01. La fe cristiana nos dice que nuestro cuerpo es templo del Espíritu Santo y que Dios habita en él; nuestro cuerpo está llamado a contemplar cara a cara a Dios por la Resurrección de Jesucristo; nuestro cuerpo, aún estando cadáver, merece un verdadero respeto y hasta veneración; pues en este sentido hemos de acompañarle, cumpliendo esta Obra de Misericordia.
02. La muerte de un ser querido nos desgarra por dentro. Los familiares pasan unos momentos difíciles que podrán vencer más fácilmente con nuestro consuelo cristiano. Pues a pesar del dolor, los cristianos nunca estamos o estaremos en una situación desesperada, porque “Cristo ha resucitado, la muerte ha sido vencida” -Jn 20, 1-9-. Creados por Dios somos imagen suya y nos alimenta la esperanza de llegar hasta el Reino Celestial donde viviremos una vida semejante a Él eternamente. Estas verdades, expresadas con cariño y convicción debemos hacerlas presentes en el acompañamiento a los familiares del difunto que, dolidos por la tristeza de la separación y con la pena inmediata, pueden olvidar las promesas divinas.
03. Además de ese consuelo espiritual a los familiares, la caridad cristiana (Obras de Misericordia) debe llevarnos a prestarles el auxilio material que precisen en esos momentos y que podíamos enumerar como ejemplo: +Acaso lleven muchos días de vela y necesitan alimento…+Tal vez necesiten localizar a familiares… +La preparación de las exequias cristianas y resolver el mismo enterramiento si no está previsto…+Cuidar de los niños pequeños o ancianos impedidos… y otra serie de detalles que sobre la marcha puedan presentarse.

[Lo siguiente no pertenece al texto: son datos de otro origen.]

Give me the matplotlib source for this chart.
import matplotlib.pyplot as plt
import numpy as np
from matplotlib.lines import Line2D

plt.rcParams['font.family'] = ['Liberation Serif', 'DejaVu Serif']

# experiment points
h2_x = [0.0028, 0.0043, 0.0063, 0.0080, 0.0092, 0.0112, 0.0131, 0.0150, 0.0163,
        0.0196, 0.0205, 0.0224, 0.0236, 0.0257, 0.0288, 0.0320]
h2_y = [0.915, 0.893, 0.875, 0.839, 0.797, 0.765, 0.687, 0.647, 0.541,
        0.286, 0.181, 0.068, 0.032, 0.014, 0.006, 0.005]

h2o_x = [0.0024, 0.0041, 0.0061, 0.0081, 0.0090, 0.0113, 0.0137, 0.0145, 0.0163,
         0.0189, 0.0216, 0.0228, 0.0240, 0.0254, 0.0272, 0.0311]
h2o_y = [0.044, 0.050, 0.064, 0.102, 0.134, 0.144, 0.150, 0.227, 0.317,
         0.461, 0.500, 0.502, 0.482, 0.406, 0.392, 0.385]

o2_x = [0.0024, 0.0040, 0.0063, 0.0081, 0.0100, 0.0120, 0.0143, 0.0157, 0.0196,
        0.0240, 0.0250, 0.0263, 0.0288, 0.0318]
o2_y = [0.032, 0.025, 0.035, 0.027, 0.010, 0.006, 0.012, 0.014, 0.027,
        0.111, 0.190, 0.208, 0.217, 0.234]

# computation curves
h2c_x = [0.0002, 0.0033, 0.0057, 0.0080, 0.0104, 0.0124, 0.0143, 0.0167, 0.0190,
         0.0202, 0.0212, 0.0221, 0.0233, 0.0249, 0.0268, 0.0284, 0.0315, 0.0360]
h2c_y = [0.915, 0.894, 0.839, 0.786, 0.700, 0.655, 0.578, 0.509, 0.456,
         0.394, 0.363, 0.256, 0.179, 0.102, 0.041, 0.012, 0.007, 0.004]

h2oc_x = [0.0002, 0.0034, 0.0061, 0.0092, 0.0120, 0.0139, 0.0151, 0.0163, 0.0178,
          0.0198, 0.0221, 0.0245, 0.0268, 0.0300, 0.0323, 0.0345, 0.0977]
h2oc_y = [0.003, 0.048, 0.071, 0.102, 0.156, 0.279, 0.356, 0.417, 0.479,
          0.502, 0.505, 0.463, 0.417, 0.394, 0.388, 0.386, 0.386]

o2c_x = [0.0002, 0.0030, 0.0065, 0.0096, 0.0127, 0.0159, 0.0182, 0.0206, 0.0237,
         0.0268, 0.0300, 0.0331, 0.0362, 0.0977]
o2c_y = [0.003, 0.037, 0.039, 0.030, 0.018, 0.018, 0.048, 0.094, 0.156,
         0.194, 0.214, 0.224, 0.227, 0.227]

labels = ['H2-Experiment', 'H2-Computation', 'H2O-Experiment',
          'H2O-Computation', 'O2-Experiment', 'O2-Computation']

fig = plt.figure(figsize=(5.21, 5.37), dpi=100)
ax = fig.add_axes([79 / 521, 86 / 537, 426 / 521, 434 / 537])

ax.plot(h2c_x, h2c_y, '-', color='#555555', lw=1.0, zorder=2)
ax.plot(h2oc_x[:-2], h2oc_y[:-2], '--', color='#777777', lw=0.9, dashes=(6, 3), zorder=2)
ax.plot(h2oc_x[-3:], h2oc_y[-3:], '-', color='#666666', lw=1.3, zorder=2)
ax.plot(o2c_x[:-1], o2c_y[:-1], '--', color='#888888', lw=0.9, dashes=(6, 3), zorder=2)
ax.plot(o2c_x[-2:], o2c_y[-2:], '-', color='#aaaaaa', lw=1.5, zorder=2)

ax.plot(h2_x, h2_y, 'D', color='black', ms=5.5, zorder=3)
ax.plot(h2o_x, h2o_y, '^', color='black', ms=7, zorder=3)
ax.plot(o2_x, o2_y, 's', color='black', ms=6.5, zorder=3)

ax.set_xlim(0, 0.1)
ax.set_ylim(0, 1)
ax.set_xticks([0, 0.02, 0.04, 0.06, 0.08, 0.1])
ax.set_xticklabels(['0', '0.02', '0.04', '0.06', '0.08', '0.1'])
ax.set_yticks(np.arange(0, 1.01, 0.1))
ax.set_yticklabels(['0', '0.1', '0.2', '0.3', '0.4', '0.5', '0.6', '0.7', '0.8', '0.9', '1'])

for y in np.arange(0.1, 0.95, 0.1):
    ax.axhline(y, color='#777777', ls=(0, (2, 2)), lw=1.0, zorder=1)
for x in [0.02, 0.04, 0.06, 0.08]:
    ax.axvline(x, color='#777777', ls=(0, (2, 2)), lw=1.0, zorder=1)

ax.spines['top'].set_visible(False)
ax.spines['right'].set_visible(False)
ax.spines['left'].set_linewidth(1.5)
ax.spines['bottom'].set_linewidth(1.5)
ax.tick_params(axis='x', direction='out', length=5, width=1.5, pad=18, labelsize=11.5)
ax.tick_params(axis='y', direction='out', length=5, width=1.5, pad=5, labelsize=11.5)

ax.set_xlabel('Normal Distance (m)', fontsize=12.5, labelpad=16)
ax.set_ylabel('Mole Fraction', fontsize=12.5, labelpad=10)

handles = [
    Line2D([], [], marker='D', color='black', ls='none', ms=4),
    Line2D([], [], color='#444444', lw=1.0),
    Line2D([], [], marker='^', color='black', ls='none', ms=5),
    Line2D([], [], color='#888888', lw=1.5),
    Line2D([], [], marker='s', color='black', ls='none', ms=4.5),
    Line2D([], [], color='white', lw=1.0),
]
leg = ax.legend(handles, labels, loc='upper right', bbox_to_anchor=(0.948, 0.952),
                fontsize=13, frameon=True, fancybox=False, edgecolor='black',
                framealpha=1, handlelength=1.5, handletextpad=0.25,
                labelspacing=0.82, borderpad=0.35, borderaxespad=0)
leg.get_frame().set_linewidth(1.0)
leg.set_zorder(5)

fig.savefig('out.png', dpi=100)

A veces la estancia en los Tanatorios y aún en el propio domicilio, se convierte en encuentros puramente sociales, sin el más mínimo sentido religioso ni fraterno; nosotros cristianos deberíamos, según esta Obra de Misericordia, darle más contenido cristiano.
Esta obra de misericordia está representada en el retablo mayor de la iglesia de la Santa Caridad, de Sevilla. Es la obra de tres grandes artistas: la estructura fue ejecutada por Bernardo Simón de Pineda; la parte escultórica por Pedro Roldán; y la pintura y el dorado por Juan Valdés Leal. Todo el conjunto fue realizado entre 1670 y 1674.